A manifestação consciente da metacognição é oral, escrita ou em componentes observáveis e a inconsciente refletiria uma rede ou mapa conceitual estratégico.

A relação entre argumentação e reflexão é de suma importância no deslocamento do pensamento para um plano reflexivo típico da metacognição acima mencionada. A ação discursiva trata de uma reorientação pertinente a condução do processo autorregulado de reflexão.

É na forma argumentativa de comunicação que Philip Petit estabelece o denominado controle discursivo como meio fundamental ao exercício da liberdade de escolha enquanto elementar da imputação e responsabilidade do indivíduo, ou seja, a ação será livre na medida em que estiver discursivamente controlada e for coerente com a liberdade da pessoa que se evidencia como tal por meio de discurso, da plena liberdade de expressão. Frise-se que o livre discurso é assim reflexão da escolha, o que torna a coerção hostil e outras intromissões semelhantes incoerentes com a liberdade individual.

Não se trata pois, em absoluto de regulação da ação discursal, mas muito distintamente da dualidade presente na interação discursiva amigável/não amigável pressupondo igualdade de “status” discursivos relacionados para possuir e cumprir com seu plausível legado de compromissos com os semelhantes.

Da liberdade individual Philip Petit extrai a liberdade política na acepção do governo democrático como ensejador do combate ao exercício arbitrário do poder, onde a liberdade se compreende como não dominação conjugando democracia eletiva e democracia contestatória, a última enquanto consequência do descompromisso e deficiência dos eleitos na efetivação dos interesses e vontades gerais.

A democracia contestatória decorreria da constituição e sagração instrumental (processual) adequada inclusive ao exercício individual em todas as esferas governamentais, sem exclusão da executiva.
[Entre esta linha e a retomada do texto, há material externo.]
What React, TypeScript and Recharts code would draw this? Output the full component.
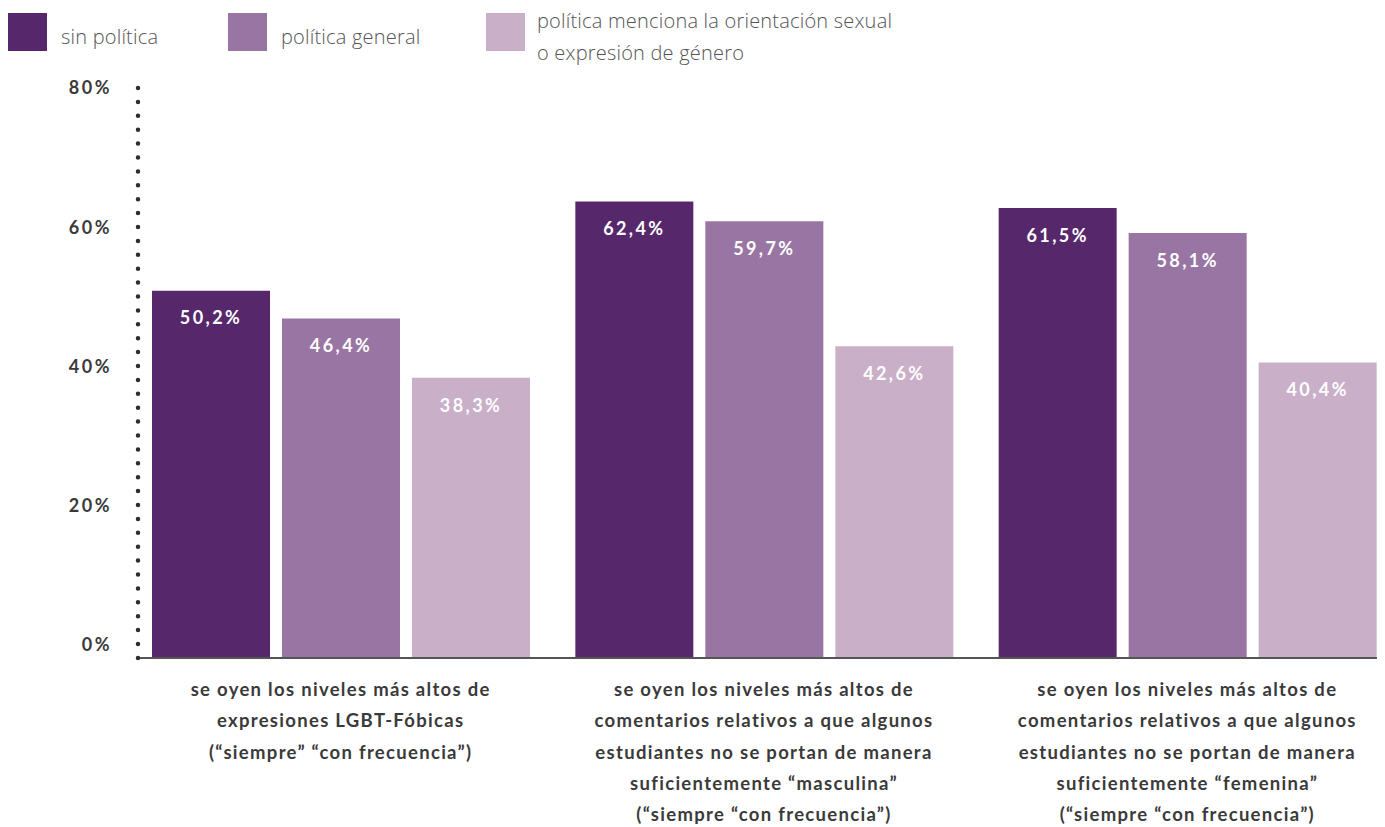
import React from "react";
import { BarChart, Bar, XAxis, YAxis, LabelList } from "recharts";

const categories = [
  "se oyen los niveles más altos de\nexpresiones LGBT-Fóbicas\n(“siempre” “con frecuencia”)",
  "se oyen los niveles más altos de\ncomentarios relativos a que algunos\nestudiantes no se portan de manera\nsuficientemente “masculina”\n(“siempre “con frecuencia”)",
  "se oyen los niveles más altos de\ncomentarios relativos a que algunos\nestudiantes no se portan de manera\nsuficientemente “femenina”\n(“siempre “con frecuencia”)",
];
const sinPolitica = [50.2, 62.4, 61.5];
const politicaGeneral = [46.4, 59.7, 58.1];
const politicaMenciona = [38.3, 42.6, 40.4];
const seriesNames = ["sin política", "política general", "política menciona la orientación sexual\no expresión de género"];
const colors = ["#56286b", "#9975a3", "#c9b0c8"];
const yTicks = [0, 20, 40, 60, 80];

const data = categories.map((c, i) => ({
  cat: c,
  a: sinPolitica[i],
  b: politicaGeneral[i],
  c: politicaMenciona[i],
}));

const FONT = "Lato, 'Open Sans', sans-serif";
const fmt = (v: number) => v.toFixed(1).replace(".", ",") + "%";

const CatTick = (props: any) => {
  const { x, y, payload } = props;
  const lines = String(payload.value).split("\n");
  return (
    <g>
      {lines.map((l: string, i: number) => (
        <text
          key={i}
          x={x}
          y={y + 31 + i * 31.3}
          textAnchor="middle"
          dominantBaseline="central"
          fill="#3a3a3a"
          fontFamily={FONT}
          fontWeight={700}
          fontSize={18.5}
          letterSpacing={1.3}
        >
          {l}
        </text>
      ))}
    </g>
  );
};

const legendPos = [
  { sq: 0, text: 53 },
  { sq: 220, text: 273 },
  { sq: 478, text: 529 },
];

export default function App() {
  return (
    <div style={{ position: "relative", width: 1369, height: 819, overflow: "hidden" }}>
      {seriesNames.map((n, i) => {
        const lines = n.split("\n");
        return (
          <React.Fragment key={i}>
            <div
              style={{
                position: "absolute",
                left: legendPos[i].sq,
                top: 5,
                width: 39,
                height: 38,
                background: colors[i],
              }}
            />
            <div
              style={{
                position: "absolute",
                left: legendPos[i].text,
                top: lines.length > 1 ? -3 : 13,
                fontFamily: "'Open Sans', sans-serif",
                fontWeight: 300,
                fontSize: 20,
                letterSpacing: 0.2,
                lineHeight: "32px",
                color: "#555",
                whiteSpace: "pre",
              }}
            >
              {n}
            </div>
          </React.Fragment>
        );
      })}
      <div style={{ position: "absolute", left: 0, top: 0 }}>
        <BarChart
          width={1400}
          height={819}
          data={data}
          margin={{ top: 80, right: 9, bottom: 19, left: 0 }}
          barGap={12}
          barSize={118}
        >
          <XAxis
            dataKey="cat"
            height={150}
            tick={<CatTick />}
            tickLine={false}
            tickSize={0}
            tickMargin={0}
            interval={0}
            padding={{ left: -9, right: 0 }}
            axisLine={{ stroke: "#555", strokeWidth: 2 }}
          />
          <YAxis
            yAxisId="ticks"
            width={130}
            domain={[-1.87, 80]}
            allowDataOverflow
            ticks={yTicks}
            interval={0}
            tickLine={false}
            tickSize={0}
            tickMargin={26}
            tickFormatter={(v: number) => `${v}%`}
            tick={{ fill: "#3a3a3a", fontFamily: FONT, fontWeight: 700, fontSize: 18, letterSpacing: 2.5 }}
            axisLine={{ stroke: "#2d2d2d", strokeWidth: 4.5, strokeDasharray: "0 13.9", strokeLinecap: "round" }}
          />
          <YAxis yAxisId="bars" domain={[0, 77.9]} hide width={0} allowDataOverflow />
          {(["a", "b", "c"] as const).map((k, i) => (
            <Bar key={k} yAxisId="bars" dataKey={k} fill={colors[i]} isAnimationActive={false}>
              <LabelList
                dataKey={k}
                position="insideTop"
                offset={21}
                formatter={(v: any) => fmt(Number(v))}
                fill="#ffffff"
                style={{ fontFamily: FONT, fontWeight: 700, fontSize: 18, letterSpacing: 2.4 }}
              />
            </Bar>
          ))}
        </BarChart>
      </div>
    </div>
  );
}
Na Constituição da República Federativa do Brasil ao meramente instituir o controle de constitucionalidade difuso (para ações individuais em casos isolados) e concentrado (para ação direta de inconstitucionalidade com efeitos gerais por ativação de determinados grupos como confederações e partidos políticos), não se contempla na devida integridade o exercício democrático contestatório, de maneira a permitir-lhe levantar a voz contra todas as decisões do governo a que se aplicar, de modo eficaz, conectando fatos a valores e reabilitando a razão prática do Estado de Direito.